Page MenuHomeSoftware Heritage

Start adding a Table abstraction.
AbandonedPublic

Authored by vlorentz on Nov 19 2018, 1:33 PM.

Details

Reviewers
douardda
Group Reviewers
Reviewers
Summary

This Diff introduces a new Table class, that acts as an abstraction over Python data structures, providing only features a regular database would.
For instance, it prevents stuff like modifying the database's content by manipulating an object that's already in it.

This is what I mentioned in last week's diff's comments (https://forge.softwareheritage.org/D645#inline-3404).

Note that this Diff only uses the Table for simple "tables". Snapshots, origins, and origin visits are more tricky (origin keys are two columns) and I did not completely figure out how to deal with them in a clean way.

Diff Detail

Repository
rDSTO Storage manager
Branch
in-mem-tables
Lint
No Linters Available
Unit
No Unit Test Coverage
Build Status
Buildable 2542
Build 3157: tox-on-jenkinsJenkins
Build 3156: arc lint + arc unit

Event Timeline

  • Remove the freezing stuff, just don't allow lists and dicts.
  • Use 'attrs' instead of namedtuples.
  • Remove the doc update, that belongs in another diff.
douardda added a subscriber: douardda.

Before going further in this direction, I'd like we have a discussion so:

  • we agree to introduce the usage of a lib like attr,
  • and agree to use it everywhere we need somehow to describe models in the code.
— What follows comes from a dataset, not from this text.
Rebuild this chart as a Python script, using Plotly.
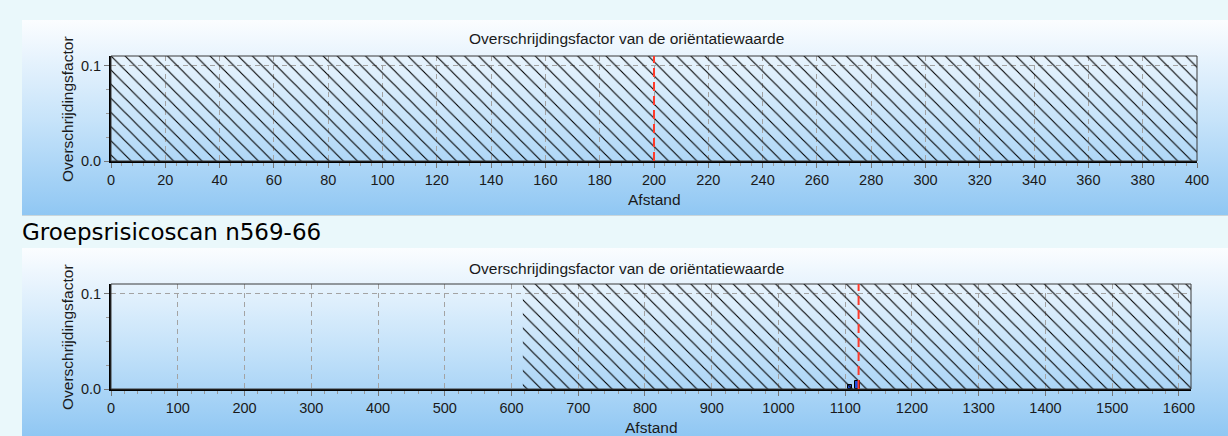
import plotly.graph_objects as go

W, H = 1228, 436

# ---------------- data ----------------
chart_title = "Overschrijdingsfactor van de oriëntatiewaarde"
x_title = "Afstand"
y_title = "Overschrijdingsfactor"
scan_title = "Groepsrisicoscan n569-66"

top_x_range = [0, 400]
top_x_dtick = 20
top_x_minor = 4
top_hatch_x = [0, 400]
top_red_x = [200]

bot_x_range = [0, 1618]
bot_x_dtick = 100
bot_x_minor = 20
bot_hatch_x = [617, 1618]
bot_red_x = [1120]
bot_bar_x = [1107, 1118]
bot_bar_y = [0.004, 0.0085]
bot_bar_w = [7, 7]

y_range = [0, 0.11]
y_minor = 0.025
y_ticktext = ["0.0", "0.1"]
y_tickvals = [0.0, 0.1]

def px(x):
    return x / W

def py(y):
    return 1 - y / H

FONT = "Liberation Sans"
fs = 15.5
tfs = 14.5
TEXT = "#1a1a1a"

fig = go.Figure()

# gradient background panels (first subplot, drawn underneath)
panels = [(22, 1228, 20, 215), (22, 1228, 248, 436)]
for (x0, x1, y0, y1) in panels:
    fig.add_trace(go.Scatter(
        x=[px(x0), px(x1), px(x1), px(x0), px(x0)],
        y=[py(y1), py(y1), py(y0), py(y0), py(y1)],
        mode="lines", line=dict(width=0), fill="toself",
        fillgradient=dict(type="vertical",
                          colorscale=[[0, "#90c7f3"], [0.5, "#c8e4fa"], [1, "#fbfdff"]],
                          start=py(y1), stop=py(y0)),
        xaxis="x", yaxis="y", hoverinfo="skip", showlegend=False))

charts = [
    dict(ax="2", xr=top_x_range, dt=top_x_dtick, mn=top_x_minor, hatch=top_hatch_x,
         red=top_red_x, xpx=(111, 1197), ypx=(56, 161), title_y=39, xt_y=199, yt_y=109),
    dict(ax="3", xr=bot_x_range, dt=bot_x_dtick, mn=bot_x_minor, hatch=bot_hatch_x,
         red=bot_red_x, xpx=(111, 1191), ypx=(284, 389), title_y=268, xt_y=427, yt_y=337),
]

layout_axes = {}
shapes = []
annotations = []

for c in charts:
    a = c["ax"]
    xa, ya = "x" + a, "y" + a
    h0, h1 = c["hatch"]
    fig.add_trace(go.Scatter(
        x=[h0, h1, h1, h0, h0], y=[y_range[0], y_range[0], y_range[1], y_range[1], y_range[0]],
        mode="lines", line=dict(width=0), fill="toself",
        fillcolor="rgba(0,0,0,0)",
        fillpattern=dict(shape="\\", size=10, solidity=0.11, fgcolor="#000000",
                         bgcolor="rgba(0,0,0,0)", fillmode="replace"),
        xaxis=xa, yaxis=ya, hoverinfo="skip", showlegend=False))

    layout_axes["xaxis" + a] = dict(
        domain=[px(c["xpx"][0]), px(c["xpx"][1])], range=c["xr"], anchor=ya, automargin=False,
        dtick=c["dt"], tick0=0, ticks="outside", ticklen=5, tickcolor="#777",
        showgrid=True, gridcolor="#a3a3a3", griddash="5px,4px", gridwidth=1,
        zeroline=False, showline=True, linecolor="#000", linewidth=2,
        minor=dict(ticks="outside", ticklen=3, dtick=c["mn"], tickcolor="#999", showgrid=False),
        tickfont=dict(family=FONT, size=tfs, color=TEXT), fixedrange=True)
    layout_axes["yaxis" + a] = dict(
        domain=[py(c["ypx"][1]), py(c["ypx"][0])], range=y_range, anchor=xa, automargin=False,
        tickvals=y_tickvals, ticktext=y_ticktext, ticks="outside", ticklen=5, tickcolor="#777",
        showgrid=True, gridcolor="#a3a3a3", griddash="5px,4px", gridwidth=1,
        zeroline=False, showline=True, linecolor="#000", linewidth=2,
        minor=dict(ticks="outside", ticklen=3, dtick=y_minor, tick0=0, tickcolor="#999", showgrid=False),
        tickfont=dict(family=FONT, size=tfs, color=TEXT), fixedrange=True)

    shapes.append(dict(type="rect", xref=xa + " domain", yref=ya + " domain",
                       x0=0, x1=1, y0=0, y1=1, line=dict(color="#3a3a3a", width=1), layer="above"))
    for rx in c["red"]:
        shapes.append(dict(type="line", xref=xa, yref=ya + " domain", x0=rx, x1=rx, y0=0, y1=1,
                           line=dict(color="#ff3a2a", width=2, dash="9px,5px"), layer="above"))

    annotations.append(dict(text=chart_title, xref="paper", yref="paper", x=px(626), y=py(c["title_y"]),
                            xanchor="center", yanchor="middle", showarrow=False,
                            font=dict(family=FONT, size=fs, color=TEXT)))
    annotations.append(dict(text=x_title, xref="paper", yref="paper",
                            x=px((c["xpx"][0] + c["xpx"][1]) / 2), y=py(c["xt_y"]),
                            xanchor="center", yanchor="middle", showarrow=False,
                            font=dict(family=FONT, size=fs, color=TEXT)))
    annotations.append(dict(text=y_title, xref="paper", yref="paper", x=px(67), y=py(c["yt_y"]),
                            xanchor="center", yanchor="middle", textangle=-90, showarrow=False,
                            font=dict(family=FONT, size=fs, color=TEXT)))

fig.add_trace(go.Bar(x=bot_bar_x, y=bot_bar_y, width=bot_bar_w, xaxis="x3", yaxis="y3",
                     marker=dict(color="#1e4fe0", line=dict(color="#000", width=1)),
                     showlegend=False, hoverinfo="skip"))

annotations.append(dict(text=scan_title, xref="paper", yref="paper", x=px(20), y=py(232),
                        xanchor="left", yanchor="middle", showarrow=False,
                        font=dict(family="DejaVu Sans", size=23, color="#000")))

shapes.append(dict(type="line", xref="paper", yref="paper", x0=px(22), x1=1, y0=py(215), y1=py(215),
                   line=dict(color="#a8b4bc", width=1), layer="below"))

fig.update_layout(
    width=W, height=H, margin=dict(l=0, r=0, t=0, b=0, pad=0, autoexpand=False),
    paper_bgcolor="#eaf8fb", plot_bgcolor="rgba(0,0,0,0)",
    xaxis=dict(domain=[0, 1], range=[0, 1], visible=False, fixedrange=True, automargin=False),
    yaxis=dict(domain=[0, 1], range=[0, 1], visible=False, fixedrange=True, automargin=False),
    shapes=shapes, annotations=annotations, showlegend=False, bargap=0,
    **layout_axes)

fig.write_html("out.html", config={"displayModeBar": False},
               post_script="document.body.style.margin='0';document.body.style.overflow='hidden';")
I do not want to have 3 or 4 different ways of defining such models in our code base.

Also:

  • adding 200+ loc in an already rather big python module should be avaided: create a separated module with this model logics in, we could even argue that the Table class should live in its own module,
  • not having a single test neither for this new data model nor the Table class is not reasonable.
This revision now requires changes to proceed.Dec 3 2018, 11:43 AM

Before going further in this direction, I'd like we have a discussion so:

  • we agree to introduce the usage of a lib like attr,
  • and agree to use it everywhere we need somehow to describe models in the code.
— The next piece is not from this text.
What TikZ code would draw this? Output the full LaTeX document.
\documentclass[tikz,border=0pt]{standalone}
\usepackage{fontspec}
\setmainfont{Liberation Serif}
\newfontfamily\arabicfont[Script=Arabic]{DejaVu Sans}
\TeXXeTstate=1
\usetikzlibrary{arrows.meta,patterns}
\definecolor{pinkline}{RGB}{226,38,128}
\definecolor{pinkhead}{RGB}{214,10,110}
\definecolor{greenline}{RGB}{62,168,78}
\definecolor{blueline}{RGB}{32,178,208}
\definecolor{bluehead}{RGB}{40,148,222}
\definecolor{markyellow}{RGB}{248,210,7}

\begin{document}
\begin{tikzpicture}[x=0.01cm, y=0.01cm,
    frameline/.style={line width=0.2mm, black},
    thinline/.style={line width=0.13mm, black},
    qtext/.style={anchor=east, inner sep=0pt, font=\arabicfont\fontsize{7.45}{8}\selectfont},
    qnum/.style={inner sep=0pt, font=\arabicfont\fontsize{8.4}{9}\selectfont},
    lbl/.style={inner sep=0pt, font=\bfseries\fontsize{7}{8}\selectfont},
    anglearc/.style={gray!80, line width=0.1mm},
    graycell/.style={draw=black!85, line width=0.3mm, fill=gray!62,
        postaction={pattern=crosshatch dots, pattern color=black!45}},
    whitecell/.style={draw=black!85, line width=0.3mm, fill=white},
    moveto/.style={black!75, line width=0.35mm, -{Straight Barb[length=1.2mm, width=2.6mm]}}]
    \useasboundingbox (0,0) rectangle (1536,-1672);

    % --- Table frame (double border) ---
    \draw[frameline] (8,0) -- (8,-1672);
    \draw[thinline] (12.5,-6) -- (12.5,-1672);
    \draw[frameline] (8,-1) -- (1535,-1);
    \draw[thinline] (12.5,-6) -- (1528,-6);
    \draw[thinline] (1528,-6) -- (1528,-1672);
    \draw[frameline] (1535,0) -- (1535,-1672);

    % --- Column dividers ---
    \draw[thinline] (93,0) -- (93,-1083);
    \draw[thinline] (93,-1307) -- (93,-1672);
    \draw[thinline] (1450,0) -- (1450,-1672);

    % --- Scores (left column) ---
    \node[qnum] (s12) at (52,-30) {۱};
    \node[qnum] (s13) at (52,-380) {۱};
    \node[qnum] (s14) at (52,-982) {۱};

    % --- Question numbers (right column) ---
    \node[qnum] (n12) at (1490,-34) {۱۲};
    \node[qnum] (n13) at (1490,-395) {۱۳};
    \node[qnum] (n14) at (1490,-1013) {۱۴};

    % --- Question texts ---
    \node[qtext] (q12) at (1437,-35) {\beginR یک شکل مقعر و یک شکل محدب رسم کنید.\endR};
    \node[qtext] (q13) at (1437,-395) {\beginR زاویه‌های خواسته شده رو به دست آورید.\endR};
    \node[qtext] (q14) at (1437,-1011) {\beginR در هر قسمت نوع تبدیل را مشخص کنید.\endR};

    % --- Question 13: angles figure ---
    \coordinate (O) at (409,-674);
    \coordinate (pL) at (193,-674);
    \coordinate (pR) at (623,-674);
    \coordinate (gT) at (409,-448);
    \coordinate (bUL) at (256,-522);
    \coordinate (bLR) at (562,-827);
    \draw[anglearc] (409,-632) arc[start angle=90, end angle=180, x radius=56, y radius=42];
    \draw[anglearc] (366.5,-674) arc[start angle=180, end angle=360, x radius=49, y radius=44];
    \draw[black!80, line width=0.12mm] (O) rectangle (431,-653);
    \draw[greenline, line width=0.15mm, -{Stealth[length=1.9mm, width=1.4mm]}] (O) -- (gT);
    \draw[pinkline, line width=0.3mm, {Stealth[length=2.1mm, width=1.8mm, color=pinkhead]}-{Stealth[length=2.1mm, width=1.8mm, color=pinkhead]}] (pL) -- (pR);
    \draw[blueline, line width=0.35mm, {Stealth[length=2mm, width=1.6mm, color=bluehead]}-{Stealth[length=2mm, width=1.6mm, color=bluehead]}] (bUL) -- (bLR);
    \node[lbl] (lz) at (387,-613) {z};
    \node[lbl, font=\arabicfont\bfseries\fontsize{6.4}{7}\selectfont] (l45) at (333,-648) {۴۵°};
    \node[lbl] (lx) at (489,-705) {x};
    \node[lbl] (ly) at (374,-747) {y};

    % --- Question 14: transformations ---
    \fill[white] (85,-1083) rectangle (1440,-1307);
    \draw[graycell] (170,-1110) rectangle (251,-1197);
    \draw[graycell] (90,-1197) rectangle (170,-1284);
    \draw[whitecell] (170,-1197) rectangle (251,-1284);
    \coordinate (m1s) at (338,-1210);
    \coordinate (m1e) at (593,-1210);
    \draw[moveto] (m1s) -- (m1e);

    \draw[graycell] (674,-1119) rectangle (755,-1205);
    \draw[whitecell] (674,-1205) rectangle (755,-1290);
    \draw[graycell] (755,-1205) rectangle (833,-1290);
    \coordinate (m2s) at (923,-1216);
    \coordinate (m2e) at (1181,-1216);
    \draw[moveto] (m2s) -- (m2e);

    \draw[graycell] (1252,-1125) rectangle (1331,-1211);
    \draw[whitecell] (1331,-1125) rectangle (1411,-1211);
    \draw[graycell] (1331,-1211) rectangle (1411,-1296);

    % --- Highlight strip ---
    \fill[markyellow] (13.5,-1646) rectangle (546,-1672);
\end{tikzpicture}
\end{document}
I do not want to have 3 or 4 different ways of defining such models in our code base.

Agreed

  • adding 200+ loc in an already rather big python module should be avaided: create a separated module with this model logics in, we could even argue that the Table class should live in its own module,

I propose to have it here only temporarily, and move it to swh.model once it's stabilized.

  • not having a single test neither for this new data model nor the Table class is not reasonable.

Existing tests already test it's working on valid data. I'll add tests for invalid data.